How can underachievement be measured? If attendances and size of city are the main criteria then there can surely be no argument – Hertha Berlin are in a league of their own.
Hailing from Europe’s fourth or fifth largest city, depending on which population figures are considered – city, urban or metropolitan, either way only Moscow, London and Paris are really bigger on all counts – Berlin’s biggest and most successful club have a trophy cabinet so bare the caretaker has yet to bother wiggling his key in its lock. Two trophies which in terms of historic football importance cannot be regarded as much bigger than egg-cups, are all Hertha have to show for their 109 years of existence. The two German national league titles of 1930 and 1931 were won back in the days when the game was regionalised and not even fully professional; certainly less-developed than in other major European mainland countries at that time.
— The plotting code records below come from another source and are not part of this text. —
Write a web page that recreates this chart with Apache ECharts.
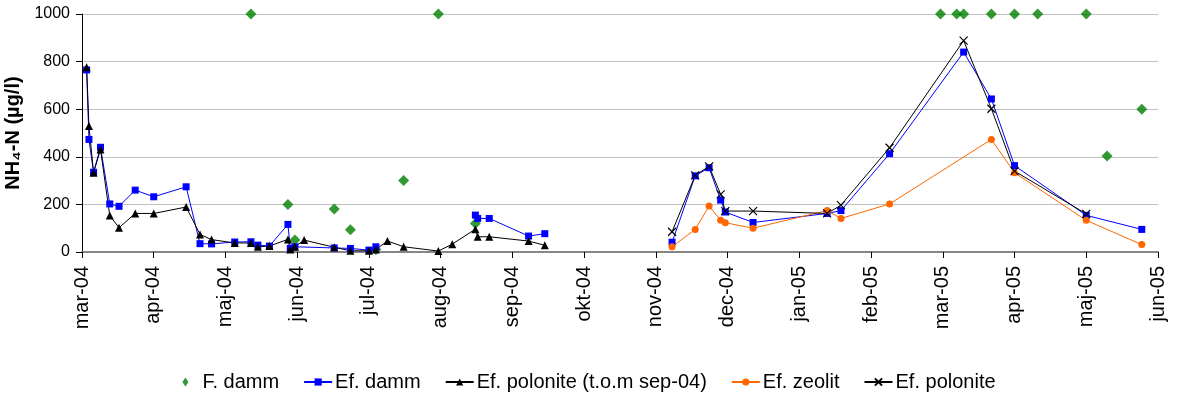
<!DOCTYPE html>
<html><head><meta charset="utf-8">
<script src="https://cdn.jsdelivr.net/npm/echarts/dist/echarts.min.js"></script>
<style>html,body{margin:0;padding:0;background:#fff}#c{width:1178px;height:394px}</style>
</head><body><div id="c"></div>
<script>
// ---- data ----
const monthNames = ['jan','feb','mar','apr','maj','jun','jul','aug','sep','okt','nov','dec'];
const axisStart = '2004-03-01';
const axisEndDays = 465;      // 15 ticks of 31 days
const tickDays = 31;
const yMax = 1000;
const yStep = 200;

const fDammDates = ['2004-05-13','2004-05-29','2004-06-01','2004-06-18','2004-06-25','2004-07-06','2004-07-18','2004-08-02','2004-08-18',
  '2005-03-07','2005-03-14','2005-03-17','2005-03-29','2005-04-08','2005-04-18','2005-05-09','2005-05-18','2005-06-02'];
const fDammValues = [1000,200,50,181,93,10,300,1000,120,1000,1000,1000,1000,1000,1000,1000,403,600];

const efDammDates = ['2004-03-03','2004-03-04','2004-03-06','2004-03-09','2004-03-13','2004-03-17','2004-03-24','2004-04-01','2004-04-15',
  '2004-04-21','2004-04-26','2004-05-06','2004-05-13','2004-05-16','2004-05-21','2004-05-29','2004-05-30','2004-06-01','2004-06-18',
  '2004-06-25','2004-07-03','2004-07-06','2004-08-18','2004-08-19','2004-08-24','2004-09-10','2004-09-17',
  '2004-11-11','2004-11-21','2004-11-27','2004-12-02','2004-12-04','2004-12-16','2005-01-17','2005-01-23','2005-02-13',
  '2005-03-17','2005-03-29','2005-04-08','2005-05-09','2005-06-02'];
const efDammValues = [765,473,335,440,202,192,260,232,274,35,34,42,43,29,25,116,15,22,17,15,8,22,155,141,141,67,77,
  41,320,354,218,168,124,162,174,413,840,643,363,154,95];

const efPolOldDates = ['2004-03-03','2004-03-04','2004-03-06','2004-03-09','2004-03-13','2004-03-17','2004-03-24','2004-04-01','2004-04-15',
  '2004-04-21','2004-04-26','2004-05-06','2004-05-13','2004-05-16','2004-05-21','2004-05-29','2004-05-30','2004-06-01','2004-06-05',
  '2004-06-18','2004-06-25','2004-07-03','2004-07-06','2004-07-11','2004-07-18','2004-08-02','2004-08-08','2004-08-18','2004-08-19',
  '2004-08-24','2004-09-10','2004-09-17'];
const efPolOldValues = [776,529,333,431,153,102,162,162,189,74,52,38,38,22,25,53,11,22,50,20,5,5,11,46,22,4,33,96,64,64,46,28];

const efZeolitDates = ['2004-11-11','2004-11-21','2004-11-27','2004-12-02','2004-12-04','2004-12-16','2005-01-17','2005-01-23','2005-02-13',
  '2005-03-29','2005-04-08','2005-05-09','2005-06-02'];
const efZeolitValues = [22,95,193,133,123,100,174,141,202,473,333,133,31];

const efPolDates = ['2004-11-11','2004-11-21','2004-11-27','2004-12-02','2004-12-04','2004-12-16','2005-01-17','2005-01-23','2005-02-13',
  '2005-03-17','2005-03-29','2005-04-08','2005-05-09'];
const efPolValues = [85,322,360,242,172,172,162,197,438,888,602,340,160];

// ---- helpers ----
const DAY = 86400000;
function utc(s){const p=s.split('-').map(Number);return Date.UTC(p[0],p[1]-1,p[2]);}
const t0 = utc(axisStart);
function dayOf(s){return Math.round((utc(s)-t0)/DAY);}
function pairs(dates, vals, breakGap){
  const out=[];
  for(let i=0;i<dates.length;i++){
    const d=dayOf(dates[i]);
    if(breakGap && out.length && d-out[out.length-1][0]>breakGap){
      out.push([(d+out[out.length-1][0])/2,'-']);
    }
    out.push([d,vals[i]]);
  }
  return out;
}
function fmt(v){
  const dt=new Date(t0+v*DAY);
  return monthNames[dt.getUTCMonth()]+'-'+String(dt.getUTCFullYear()%100).padStart(2,'0');
}

const FONT='"Liberation Sans", Arial, sans-serif';
const chart = echarts.init(document.getElementById('c'), null, {renderer:'canvas'});
const lineBase = {type:'line', showAllSymbol:true, connectNulls:false, animation:false, z:3};
chart.setOption({
  animation:false,
  textStyle:{fontFamily:FONT,color:'#000'},
  grid:{left:82,right:20,top:14,bottom:142,containLabel:false,outerBoundsMode:'none'},
  legend:{
    top:367,left:'center',itemWidth:28,itemHeight:9,itemGap:24,
    textStyle:{fontFamily:FONT,fontSize:20,color:'#000',padding:[0,0,0,-2]},
    data:[{name:'F. damm',icon:'path://M4,0L8,6L4,12L0,6Z',itemStyle:{color:'#008000'}},
      'Ef. damm','Ef. polonite (t.o.m sep-04)','Ef. zeolit','Ef. polonite']
  },
  xAxis:{
    type:'value',min:0,max:axisEndDays,interval:tickDays,
    axisLine:{show:true,lineStyle:{color:'#868686',width:2}},
    axisTick:{show:true,length:6,lineStyle:{color:'#000',width:1}},
    splitLine:{show:false},
    axisLabel:{rotate:90,margin:14,fontSize:20,fontFamily:FONT,color:'#000',formatter:fmt}
  },
  yAxis:{
    type:'value',min:0,max:yMax,interval:yStep,
    name:'NH\u2084-N (\u00b5g/l)',nameLocation:'middle',nameGap:47,
    nameTextStyle:{fontSize:20,fontWeight:'bold',fontFamily:FONT,color:'#000'},
    axisLine:{show:true,lineStyle:{color:'#000',width:1}},
    axisTick:{show:true,length:6,lineStyle:{color:'#000'}},
    splitLine:{show:true,lineStyle:{color:'#c0c0c0',width:1}},
    axisLabel:{fontSize:16,fontFamily:FONT,color:'#000',margin:12,formatter:function(v){return String(v);}}
  },
  series:[
    {name:'F. damm',type:'scatter',symbol:'diamond',symbolSize:11,symbolKeepAspect:true,itemStyle:{color:'#008000'},
      data:pairs(fDammDates,fDammValues),z:2,animation:false},
    Object.assign({},lineBase,{name:'Ef. damm',symbol:'rect',symbolSize:7,
      lineStyle:{color:'#0000ff',width:1},itemStyle:{color:'#0000ff'},
      data:pairs(efDammDates,efDammValues,40)}),
    Object.assign({},lineBase,{name:'Ef. polonite (t.o.m sep-04)',symbol:'triangle',symbolSize:8,
      lineStyle:{color:'#000',width:1},itemStyle:{color:'#000'},
      data:pairs(efPolOldDates,efPolOldValues)}),
    Object.assign({},lineBase,{name:'Ef. zeolit',symbol:'circle',symbolSize:7,
      lineStyle:{color:'#ff6600',width:1},itemStyle:{color:'#ff6600',borderWidth:0},
      data:pairs(efZeolitDates,efZeolitValues)}),
    Object.assign({},lineBase,{name:'Ef. polonite',symbol:'path://M0,0L10,10M10,0L0,10',symbolSize:8,
      lineStyle:{color:'#000',width:1},itemStyle:{color:'none',borderColor:'#000',borderWidth:1.2},
      data:pairs(efPolDates,efPolValues)})
  ]
});
</script></body></html>
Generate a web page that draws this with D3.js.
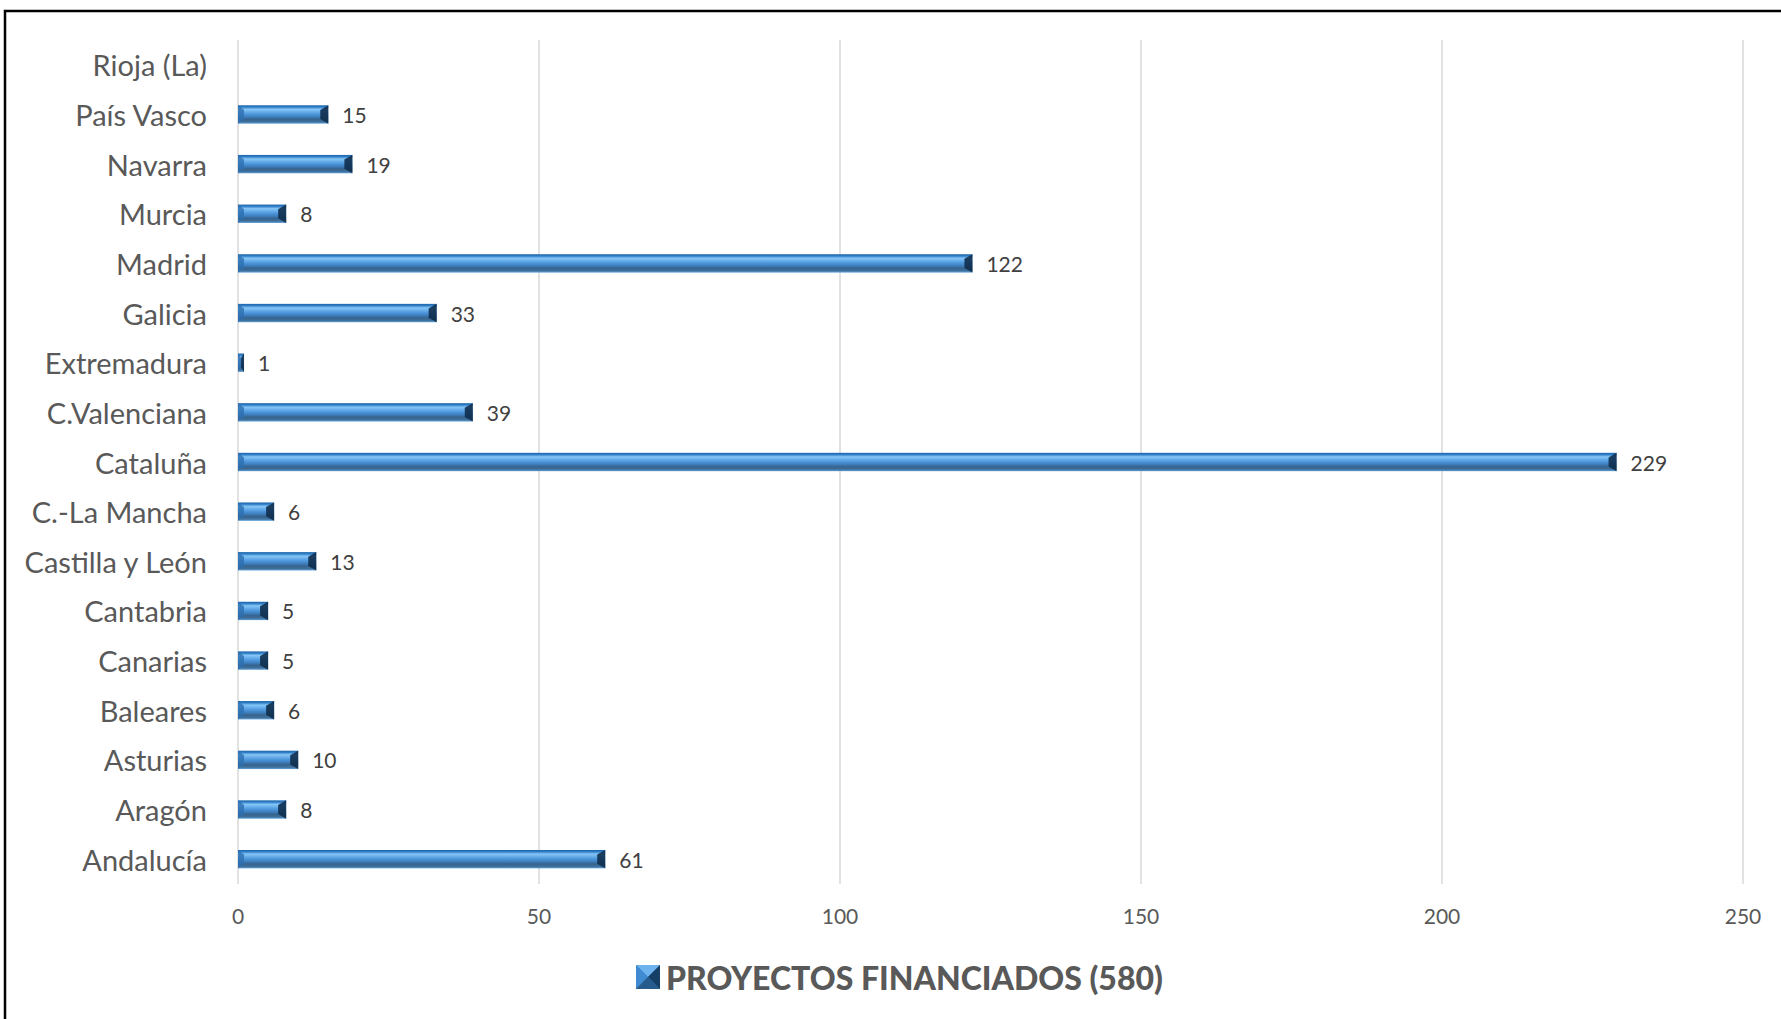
<!DOCTYPE html>
<html>
<head>
<meta charset="utf-8">
<script src="https://cdn.jsdelivr.net/npm/d3@7"></script>
<style>
  body { margin: 0; background: #fff; }
  text { font-family: Lato, "Open Sans", sans-serif; }
</style>
</head>
<body>
<div id="chart"></div>
<script>
// chart data, top of chart first
const categories = ["Rioja (La)", "País Vasco", "Navarra", "Murcia", "Madrid", "Galicia",
  "Extremadura", "C.Valenciana", "Cataluña", "C.-La Mancha", "Castilla y León",
  "Cantabria", "Canarias", "Baleares", "Asturias", "Aragón", "Andalucía"];
const values = [0, 15, 19, 8, 122, 33, 1, 39, 229, 6, 13, 5, 5, 6, 10, 8, 61];
const xTicks = [0, 50, 100, 150, 200, 250];
const seriesName = "PROYECTOS FINANCIADOS (580)";

const width = 1781, height = 1019;
const grey = "#595959";

const svg = d3.select("#chart").append("svg")
  .attr("width", width)
  .attr("height", height);

svg.append("rect").attr("width", width).attr("height", height).attr("fill", "#fff");

// bar gradient
const defs = svg.append("defs");
const grad = defs.append("linearGradient")
  .attr("id", "barGrad")
  .attr("x1", 0).attr("y1", 0).attr("x2", 0).attr("y2", 1);
[
  ["0%", "#1d63a8"], ["10%", "#3180c8"], ["22%", "#86c6f7"], ["45%", "#529ce0"],
  ["62%", "#3e80c0"], ["76%", "#36638d"], ["90%", "#3f709b"], ["100%", "#62a3db"]
].forEach(([o, c]) => grad.append("stop").attr("offset", o).attr("stop-color", c));

const x = d3.scaleLinear().domain([0, 250]).range([238, 1743]);
const y = d3.scaleBand().domain(categories).range([40, 884]).paddingInner(0.63).paddingOuter(0.315);

// gridlines
svg.append("g")
  .selectAll("line")
  .data(xTicks)
  .join("line")
  .attr("x1", d => x(d)).attr("x2", d => x(d))
  .attr("y1", 40).attr("y2", 884)
  .attr("stroke", "#d9d9d9")
  .attr("stroke-width", 1.5);

// x tick labels
svg.append("g")
  .selectAll("text")
  .data(xTicks)
  .join("text")
  .attr("x", d => x(d))
  .attr("y", 915)
  .attr("text-anchor", "middle")
  .attr("dominant-baseline", "central")
  .attr("font-size", 21)
  .attr("fill", grey)
  .text(d => d);

// category labels
svg.append("g")
  .selectAll("text")
  .data(categories)
  .join("text")
  .attr("x", 207)
  .attr("y", d => y(d) + y.bandwidth() / 2)
  .attr("text-anchor", "end")
  .attr("dominant-baseline", "central")
  .attr("font-size", 29)
  .attr("fill", grey)
  .text(d => d);

// bars
const rows = categories.map((c, i) => ({ cat: c, v: values[i] })).filter(d => d.v > 0);
const bh = y.bandwidth();
const bars = svg.append("g")
  .selectAll("g")
  .data(rows)
  .join("g")
  .attr("transform", d => `translate(${x(0)},${y(d.cat)})`);

bars.append("rect")
  .attr("width", d => x(d.v) - x(0))
  .attr("height", bh)
  .attr("fill", "url(#barGrad)");

// left bevel
bars.append("path")
  .attr("d", d => {
    const w = Math.min(6, (x(d.v) - x(0)) / 2);
    return `M0,0 L${w},${bh * 0.25} L${w},${bh * 0.75} L0,${bh} Z`;
  })
  .attr("fill", "#2d6fb0")
  .attr("opacity", 0.8);

// right bevel
bars.append("path")
  .attr("d", d => {
    const bw = x(d.v) - x(0);
    const w = Math.min(8, bw / 2);
    return `M${bw},0 L${bw - w},${bh * 0.25} L${bw - w},${bh * 0.75} L${bw},${bh} Z`;
  })
  .attr("fill", "#0f2d4c")
  .attr("opacity", 0.9);

// value labels
bars.append("text")
  .attr("x", d => x(d.v) - x(0) + 14)
  .attr("y", bh / 2)
  .attr("dominant-baseline", "central")
  .attr("font-size", 21)
  .attr("fill", "#404040")
  .text(d => d.v);

// legend
const lg = svg.append("g").attr("transform", "translate(636,965)");
const s = 24;
lg.append("rect").attr("width", s).attr("height", s).attr("fill", "#2f7cc4");
lg.append("path").attr("d", `M0,0 L${s},0 L${s / 2},${s / 2} Z`).attr("fill", "#6fb3ee");
lg.append("path").attr("d", `M0,0 L${s / 2},${s / 2} L0,${s} Z`).attr("fill", "#3f8ad0");
lg.append("path").attr("d", `M${s},0 L${s},${s} L${s / 2},${s / 2} Z`).attr("fill", "#163f66");
lg.append("path").attr("d", `M0,${s} L${s},${s} L${s / 2},${s / 2} Z`).attr("fill", "#275b8c");
lg.append("text")
  .attr("x", 30)
  .attr("y", s / 2)
  .attr("dominant-baseline", "central")
  .attr("font-size", 32)
  .attr("font-weight", 900)
  .attr("fill", grey)
  .text(seriesName);

// frame (only top and left edges show)
svg.append("path")
  .attr("d", `M5,${height} L5,11 L${width},11`)
  .attr("fill", "none")
  .attr("stroke", "#000")
  .attr("stroke-width", 2.5);
</script>
</body>
</html>
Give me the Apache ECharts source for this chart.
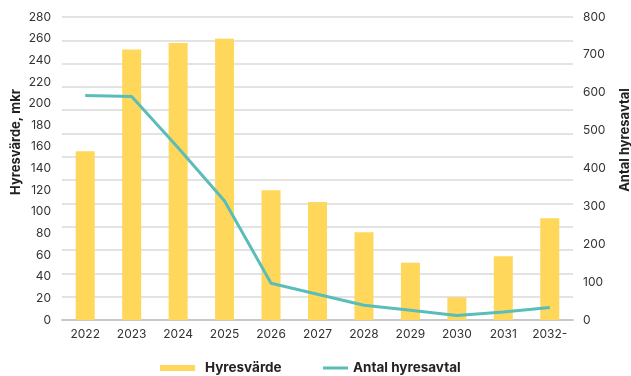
<!DOCTYPE html>
<html>
<head>
<meta charset="utf-8">
<script src="https://cdn.jsdelivr.net/npm/echarts@6/dist/echarts.min.js"></script>
<style>
  html, body { margin: 0; padding: 0; background: #fff; }
  #chart { width: 631px; height: 376px; }
</style>
</head>
<body>
<div id="chart"></div>
<script>
var years = ['2022', '2023', '2024', '2025', '2026', '2027', '2028', '2029', '2030', '2031', '2032-'];
var hyresvarde = [156, 250, 256, 260, 120, 109, 81, 53, 21, 59, 94];
var antalAvtal = [593, 590, 455, 314, 97, 68, 39, 26, 12, 21, 33];
var leftTicks = [0, 280, 20];
var rightTicks = [0, 800, 100];

var chart = echarts.init(document.getElementById('chart'));
var font = 'Inter, "Noto Sans", sans-serif';

chart.setOption({
  animation: false,
  textStyle: {fontFamily: font},
  grid: {left: 62, right: 58, top: 17, bottom: 56},
  legend: [
    {
      data: [{name: 'Hyresvärde', icon: 'rect'}],
      left: 155, top: 356,
      itemWidth: 35, itemHeight: 6,
      textStyle: {fontSize: 13.5, fontWeight: 'bold', color: '#222', fontFamily: font, padding: [0, 0, 0, 5]}
    },
    {
      data: [{name: 'Antal hyresavtal', icon: 'rect'}],
      left: 318, top: 356,
      itemWidth: 25, itemHeight: 3,
      textStyle: {fontSize: 13.5, fontWeight: 'bold', color: '#222', fontFamily: font}
    }
  ],
  graphic: [
    {
      type: 'text', x: 16, y: 142, rotation: Math.PI / 2,
      style: {text: 'Hyresvärde, mkr', font: 'bold 13px ' + font, fill: '#222', textAlign: 'center', textVerticalAlign: 'middle'}
    },
    {
      type: 'text', x: 625, y: 140, rotation: Math.PI / 2,
      style: {text: 'Antal hyresavtal', font: 'bold 13px ' + font, fill: '#222', textAlign: 'center', textVerticalAlign: 'middle'}
    }
  ],
  xAxis: {
    type: 'category',
    data: years,
    axisTick: {show: false},
    axisLine: {lineStyle: {color: '#c8c8c8', width: 2}},
    axisLabel: {fontSize: 12, color: '#333', margin: 8}
  },
  yAxis: [
    {
      type: 'value',
      min: leftTicks[0], max: leftTicks[1], interval: leftTicks[2],
      axisLine: {show: false}, axisTick: {show: false},
      splitLine: {show: false},
      axisLabel: {fontSize: 12, color: '#333', margin: 11}
    },
    {
      type: 'value', position: 'right',
      min: rightTicks[0], max: rightTicks[1], interval: rightTicks[2],
      axisLine: {show: false}, axisTick: {show: false},
      splitLine: {show: false},
      axisLabel: {fontSize: 12, color: '#333', margin: 10}
    },
    {
      // gridlines only
      type: 'value', min: 0, max: 13, interval: 1,
      axisLine: {show: false}, axisTick: {show: false}, axisLabel: {show: false},
      splitLine: {lineStyle: {color: '#dadada', width: 1.5}}
    }
  ],
  series: [
    {
      name: 'Hyresvärde',
      type: 'bar',
      data: hyresvarde,
      barWidth: 19,
      itemStyle: {color: '#FFD75A'},
      z: 2
    },
    {
      name: 'Antal hyresavtal',
      type: 'line',
      yAxisIndex: 1,
      data: antalAvtal,
      symbol: 'none',
      lineStyle: {color: '#5BBDBA', width: 3},
      itemStyle: {color: '#5BBDBA'},
      z: 3
    }
  ]
});
</script>
</body>
</html>
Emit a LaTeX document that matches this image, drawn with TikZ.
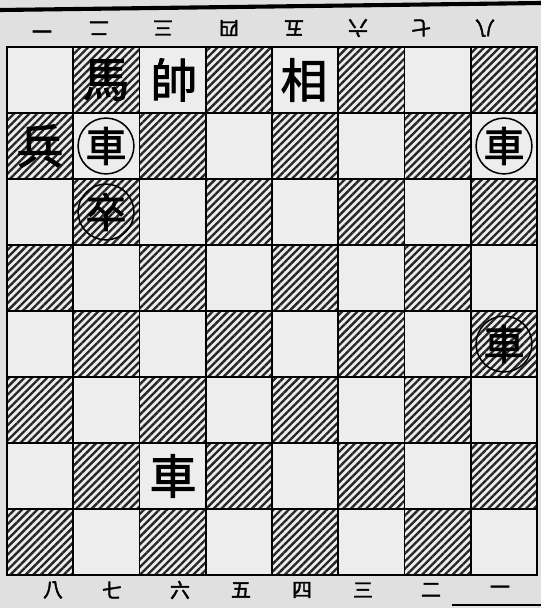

Yet on the weekend of 2nd/3rd April, Germany’s second largest football crowd of 70,621 attended the 2.Bundesliga match between Hertha Berlin and Paderborn. It was a smaller crowd than Bundesliga leaders Borussia Dortmund drew, but unbelievably, larger than any attendance in the English Premier League that weekend – by 10,000 no less; Arsenal attracted a mere 60,000 to the Emirates the day before.
Yet this was 4,000 smaller than the crowd which had turned out to see Hertha face their Berlin neighbours 1.FC Union in February. That 74,224 sell-out crowd may quite possibly be a world-record attendance for a second-tier league football match, much bigger even than the Uniteds of Manchester and Newcastle enjoyed during their sojourns in England’s equivalent league. Or even AC Milan when the Rossoneri were sentenced to a season in Serie B in 1980, following the Totonero scandal. But these clubs had great traditions, so what is it that makes Berliners turn out in such numbers to watch their notoriously unsuccessful club?
The fact that die Alte Dame are sitting on top of the 2.Bundesliga is an obvious factor; success in a small pond is just as, if not more enjoyable, than failure in a great sea. Hence the better-publicised large crowds which attend matches in England’s second-tier, The Championship.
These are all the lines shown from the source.